**Dataset excerpt:**
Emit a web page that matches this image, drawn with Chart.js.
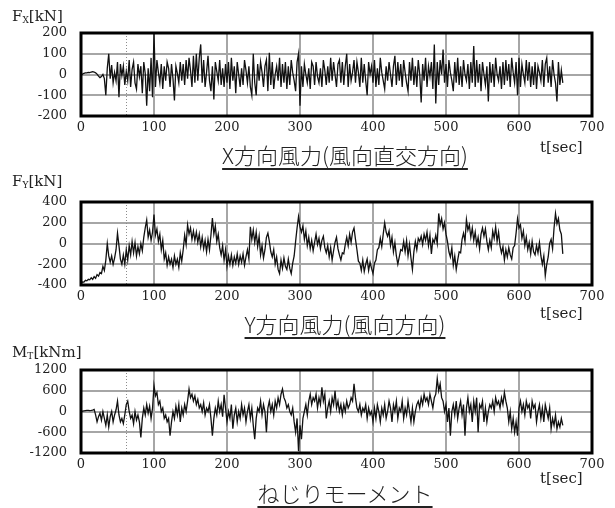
<!DOCTYPE html>
<html>
<head>
<meta charset="utf-8">
<script src="https://cdn.jsdelivr.net/npm/chart.js@4"></script>
<style>
  body { margin: 0; background: #fff; }
  #wrap { position: relative; width: 615px; height: 508px; overflow: hidden; font-family: "DejaVu Serif", serif; color: #222; }
  canvas { position: absolute; left: 0; }
  .unit { position: absolute; left: 12px; font-size: 15px; line-height: 15px; white-space: nowrap; }
  .unit sub { font-size: 9px; vertical-align: -2px; }
  .tsec { position: absolute; left: 540px; font-size: 15px; line-height: 15px; }
  .title { position: absolute; left: 345px; transform: translateX(-50%); white-space: nowrap;
           font-family: "Noto Sans CJK JP", sans-serif; font-weight: 300; font-size: 22px; line-height: 24px;
           text-decoration: underline; text-decoration-thickness: 1.5px; text-underline-offset: 4px; }
</style>
</head>
<body>
<div id="wrap">
  <canvas id="fxChart" width="615" height="168" style="top:0"></canvas>
  <canvas id="fyChart" width="615" height="168" style="top:169px"></canvas>
  <canvas id="mtChart" width="615" height="168" style="top:337px"></canvas>

  <div class="unit" style="top:9px">F<sub>X</sub>[kN]</div>
  <div class="unit" style="top:174px">F<sub>Y</sub>[kN]</div>
  <div class="unit" style="top:345px">M<sub>T</sub>[kNm]</div>

  <div class="tsec" style="top:140px">t[sec]</div>
  <div class="tsec" style="top:306px">t[sec]</div>
  <div class="tsec" style="top:471px">t[sec]</div>

  <div class="title" style="top:142px">X方向風力(風向直交方向)</div>
  <div class="title" style="top:311px">Y方向風力(風向方向)</div>
  <div class="title" style="top:480px">ねじりモーメント</div>
</div>
<script>
// readings every 2 seconds, from t = 0 to 660 sec
const SAMPLE_STEP = 2;
const xTicks = [0, 100, 200, 300, 400, 500, 600, 700];
const fxTicks = [-200, -100, 0, 100, 200];
const fyTicks = [-400, -200, 0, 200, 400];
const mtTicks = [-1200, -600, 0, 600, 1200];
const markerTime = 62;

const fx = [
  0, 2, 6, 8, 8, 10, 9, 12, 14, 12,
  8, 2, -8, -15, -10, 0, -20, -100, 30, 100,
  -20, 45, -40, 10, -30, 60, -110, 50, -5, 40,
  -50, 15, -30, 70, -60, 25, 60, -40, -70, 50,
  -10, 40, -90, 60, 5, -150, 30, -80, 80, -110,
  200, -60, 70, 10, -40, 50, -70, 40, -30, 60,
  30, -60, 50, -20, -125, 40, 5, -40, 60, -30,
  50, -50, 70, -20, 80, 20, -60, 90, -40, 100,
  -30, 80, 145, -40, 70, -60, 10, 90, -30, -80,
  40, -120, 60, 15, -30, 70, -50, 30, -60, 50,
  -40, 60, -70, 80, -30, 40, -90, 60, 0, -60,
  30, -50, 70, 20, -40, 40, -60, -100, 100, -40,
  -100, 50, -30, 60, 10, -60, 40, 70, -80, 105,
  -50, 60, -70, 0, 40, -30, 80, -60, 50, -40,
  60, -70, 40, -50, 70, 10, -30, -80, 60, 100,
  -150, 40, -60, 50, 0, -40, 30, -70, 60, 40,
  -50, 60, -10, -40, 30, -60, 70, 20, -50, 40,
  -40, 80, -30, 60, 0, -60, 50, 70, -40, 60,
  -50, 40, 100, -60, 50, -30, 10, 70, -40, 60,
  10, -60, 80, -40, 50, -30, -100, 60, 0, 40,
  -40, 70, -60, 30, -50, 80, 10, -30, -70, 40,
  -30, 60, 0, -60, 40, 90, -50, 60, -30, 50,
  -60, 70, 10, -40, -80, 60, -30, 80, -50, 40,
  -60, 70, 0, -135, 50, -30, 80, -60, 40, -10,
  60, -70, 145, -140, 60, -50, 70, 0, 120, -40,
  50, -60, 70, 10, -30, -80, 60, -40, 80, -50,
  40, -60, 70, 0, -30, 50, -70, 60, -40, 137,
  -60, 70, -40, 50, -80, 60, 0, -50, 40, -130,
  60, -40, 50, -60, 80, 0, -30, 40, -70, 60,
  -50, 70, -30, 50, -60, 80, 10, -40, 60, -100,
  80, -60, 50, 0, -40, 70, -30, 60, -60, 40,
  -50, 60, -70, 40, 10, -30, 70, -60, 50, 80,
  -40, 40, -60, 70, 0, -40, -130, 60, -50, 20,
  -40
];

const fy = [
  -390, -370, -372, -355, -360, -345, -350, -330, -345, -320,
  -335, -300, -315, -280, -290, -220, -260, -160, 0, -120,
  -180, -120, -200, -140, -60, 100, -20, -150, -200, -110,
  -200, -60, -160, -20, -110, 20, -90, 10, -120, -30,
  -100, 0, -70, 60, 150, 225, 60, 130, 30, 110,
  280, 80, 140, 20, 90, -60, 30, -150, -90, -210,
  -130, -200, -150, -230, -120, -200, -150, -230, -90, -170,
  -60, 80, -10, 180, 90, 150, 40, 120, 30, 110,
  10, 90, -30, 60, -50, 30, -80, 40, -60, 80,
  245, 90, 170, 20, 90, -40, -110, -20, -160, -60,
  -220, -120, -200, -110, -210, -130, -190, -100, -200, -120,
  -180, -100, -210, -130, -60, -150, 160, 40, 130, 10,
  110, -30, 70, -110, -20, -140, -60, 60, 100, 20,
  -80, -130, -60, -200, -130, -250, -290, -160, -240, -140,
  -220, -250, -150, -240, -290, -190, -120, 20, 150, 260,
  160, 110, 170, 40, 120, -20, 60, -50, 30, -70,
  10, 90, -10, 50, -50, 30, 70, -40, -90, -20,
  -130, -40, -160, -70, 10, 60, -50, -110, -160, -90,
  -100, -10, 60, -20, 90, 10, 110, 150, 40, -60,
  -170, -190, -260, -160, -270, -200, -150, -260, -180, -240,
  -290, -190, -160, -60, -40, 50, -30, 90, 200, 110,
  70, 120, -20, 60, -80, 10, -120, -200, -130, -60,
  -70, 20, -80, 30, -120, -10, -140, -250, -80, 20,
  -60, 50, 20, 70, -10, 90, 30, 110, -20, 80,
  -100, 40, 10, 80, 0, 290, 180, 240, 140, 200,
  90, 20, -80, -130, -40, -210, -120, -250, -160, -80,
  -90, 40, 100, 20, 230, 130, 180, 60, 150, 30,
  110, -10, 60, -50, 90, 150, 70, 140, 20, -60,
  30, -40, 120, 50, 160, 20, 110, -20, -90, -30,
  -160, -60, -130, -40, -110, -150, -40, -20, 100, 240,
  150, 180, 50, 120, -20, 60, -60, 10, -100, 20,
  -80, -110, -20, -90, 10, -120, -200, -120, -310, -200,
  -130, 0, 40, -50, 150, 290, 190, 240, 130, 90,
  -100
];

const mt = [
  0, 10, 20, 25, 30, 30, 25, 30, 40, 60,
  -100, -300, -150, -50, -250, 0, -200, -400, -100, -450,
  -150, 0, -300, -100, 50, 300, -100, -300, -200, -350,
  -100, 200, 300, 0, -200, -100, -350, 0, -250, -100,
  -300, -750, -200, 100, -100, 200, -50, 150, -200, 100,
  750, 450, 550, 200, 300, 0, 100, -200, -100, -300,
  -200, -700, -300, 0, -200, 150, -100, 200, -300, 100,
  -100, 200, 0, 300, 650, 400, 500, 300, 450, 200,
  350, 100, 200, 0, 250, -100, 100, 0, 200, -200,
  -700, -200, 100, -100, 300, 0, 200, -150, 480, 100,
  -300, 0, -200, 200, -500, -100, 100, -300, 0, -200,
  200, -100, 100, -300, 0, 200, -200, 100, -400, -800,
  -200, 100, 0, 300, -100, 200, 0, -600, 100, 300,
  0, 200, -100, 300, 100, 400, 200, 500, 650, 400,
  300, 100, 200, 0, -100, 100, -300, -600, -200, -1150,
  -400, -800, -200, 0, 200, -100, 300, 500, 200, 400,
  300, 500, 100, 400, 200, 700, 300, 500, -200, 100,
  300, 0, 400, 200, 600, 100, 300, 0, 200, -100,
  200, 0, 300, 100, 200, 400, 300, 800, 400, 100,
  0, 200, -100, 100, 0, 200, -200, 100, -100, 0,
  -300, 100, -200, 200, 0, -300, 100, -100, 200, -200,
  0, 300, 100, -300, 200, 0, 300, -200, 100, 0,
  300, -200, 100, -100, 300, 0, -300, 100, -300, 0,
  200, 300, 100, 400, 200, 500, 300, 400, 200, 500,
  300, 100, 400, 500, 950, 600, 800, 400, 300, 0,
  200, -300, 100, -700, 0, 200, -100, 300, -200, 100,
  300, -100, 200, -700, 100, 400, 0, 200, -300, 300,
  0, 400, -600, 200, 100, 300, -300, 100, -300, 0,
  200, 100, 300, 0, 400, 200, 300, 100, 400, 200,
  550, 300, 100, -300, 0, -500, -200, -600, -300, -700,
  100, 300, 0, 200, -100, 300, 100, 200, -200, 300,
  100, 200, -300, 0, 200, -200, 100, -300, 200, 0,
  -200, 100, -500, -200, -400, -100, -500, -300, -450, -200,
  -400
];

// thick black frame round the plot and the dotted marker line
const framePlugin = {
  id: 'frame',
  beforeDatasetsDraw(chart) {
    const { ctx, chartArea: a, scales: { x } } = chart;
    const px = Math.round(x.getPixelForValue(markerTime)) + 0.5;
    ctx.save();
    ctx.strokeStyle = '#8c8c8c';
    ctx.lineWidth = 1;
    ctx.setLineDash([1, 2]);
    ctx.beginPath();
    ctx.moveTo(px, a.top);
    ctx.lineTo(px, a.bottom);
    ctx.stroke();
    ctx.restore();
  },
  afterDatasetsDraw(chart) {
    const { ctx, chartArea: a } = chart;
    ctx.save();
    ctx.strokeStyle = '#000';
    ctx.lineWidth = 3;
    ctx.strokeRect(a.left, a.top, a.right - a.left, a.bottom - a.top);
    ctx.restore();
  }
};

const tickFont = { family: '"DejaVu Serif", serif', size: 13 };

function makeChart(id, values, yTicks) {
  const points = values.map((v, i) => ({ x: i * SAMPLE_STEP, y: v }));
  return new Chart(document.getElementById(id), {
    type: 'line',
    data: {
      datasets: [{
        data: points,
        borderColor: '#111',
        borderWidth: 1.3,
        pointRadius: 0,
        tension: 0,
      }]
    },
    options: {
      responsive: false,
      animation: false,
      devicePixelRatio: 1,
      layout: { padding: { top: 33, right: 23, left: 0, bottom: 0 } },
      plugins: { legend: { display: false }, tooltip: { enabled: false } },
      scales: {
        x: {
          type: 'linear',
          min: xTicks[0],
          max: xTicks[xTicks.length - 1],
          afterBuildTicks: axis => { axis.ticks = xTicks.map(v => ({ value: v })); },
          afterFit: axis => { axis.height = 52; },
          grid: { color: '#a6a6a6', lineWidth: 2, drawTicks: false },
          border: { display: false },
          ticks: { color: '#222', font: tickFont, padding: 4, maxRotation: 0, callback: v => String(v) },
        },
        y: {
          type: 'linear',
          min: yTicks[0],
          max: yTicks[yTicks.length - 1],
          afterBuildTicks: axis => { axis.ticks = yTicks.map(v => ({ value: v })); },
          afterFit: axis => { axis.width = 81; },
          grid: { color: '#a6a6a6', lineWidth: 2, drawTicks: false },
          border: { display: false },
          ticks: { color: '#222', font: tickFont, padding: 14, callback: v => String(v) },
        }
      }
    },
    plugins: [framePlugin]
  });
}

makeChart('fxChart', fx, fxTicks);
makeChart('fyChart', fy, fyTicks);
makeChart('mtChart', mt, mtTicks);
</script>
</body>
</html>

**Problem requirements:**
Without any pictures, reproduce the lines from the first one in the material through the line that has "const markerTime = 62;", exactly as they appear.

**Problem solution:**
Emit a web page that matches this image, drawn with Chart.js.
<!DOCTYPE html>
<html>
<head>
<meta charset="utf-8">
<script src="https://cdn.jsdelivr.net/npm/chart.js@4"></script>
<style>
  body { margin: 0; background: #fff; }
  #wrap { position: relative; width: 615px; height: 508px; overflow: hidden; font-family: "DejaVu Serif", serif; color: #222; }
  canvas { position: absolute; left: 0; }
  .unit { position: absolute; left: 12px; font-size: 15px; line-height: 15px; white-space: nowrap; }
  .unit sub { font-size: 9px; vertical-align: -2px; }
  .tsec { position: absolute; left: 540px; font-size: 15px; line-height: 15px; }
  .title { position: absolute; left: 345px; transform: translateX(-50%); white-space: nowrap;
           font-family: "Noto Sans CJK JP", sans-serif; font-weight: 300; font-size: 22px; line-height: 24px;
           text-decoration: underline; text-decoration-thickness: 1.5px; text-underline-offset: 4px; }
</style>
</head>
<body>
<div id="wrap">
  <canvas id="fxChart" width="615" height="168" style="top:0"></canvas>
  <canvas id="fyChart" width="615" height="168" style="top:169px"></canvas>
  <canvas id="mtChart" width="615" height="168" style="top:337px"></canvas>

  <div class="unit" style="top:9px">F<sub>X</sub>[kN]</div>
  <div class="unit" style="top:174px">F<sub>Y</sub>[kN]</div>
  <div class="unit" style="top:345px">M<sub>T</sub>[kNm]</div>

  <div class="tsec" style="top:140px">t[sec]</div>
  <div class="tsec" style="top:306px">t[sec]</div>
  <div class="tsec" style="top:471px">t[sec]</div>

  <div class="title" style="top:142px">X方向風力(風向直交方向)</div>
  <div class="title" style="top:311px">Y方向風力(風向方向)</div>
  <div class="title" style="top:480px">ねじりモーメント</div>
</div>
<script>
// readings every 2 seconds, from t = 0 to 660 sec
const SAMPLE_STEP = 2;
const xTicks = [0, 100, 200, 300, 400, 500, 600, 700];
const fxTicks = [-200, -100, 0, 100, 200];
const fyTicks = [-400, -200, 0, 200, 400];
const mtTicks = [-1200, -600, 0, 600, 1200];
const markerTime = 62;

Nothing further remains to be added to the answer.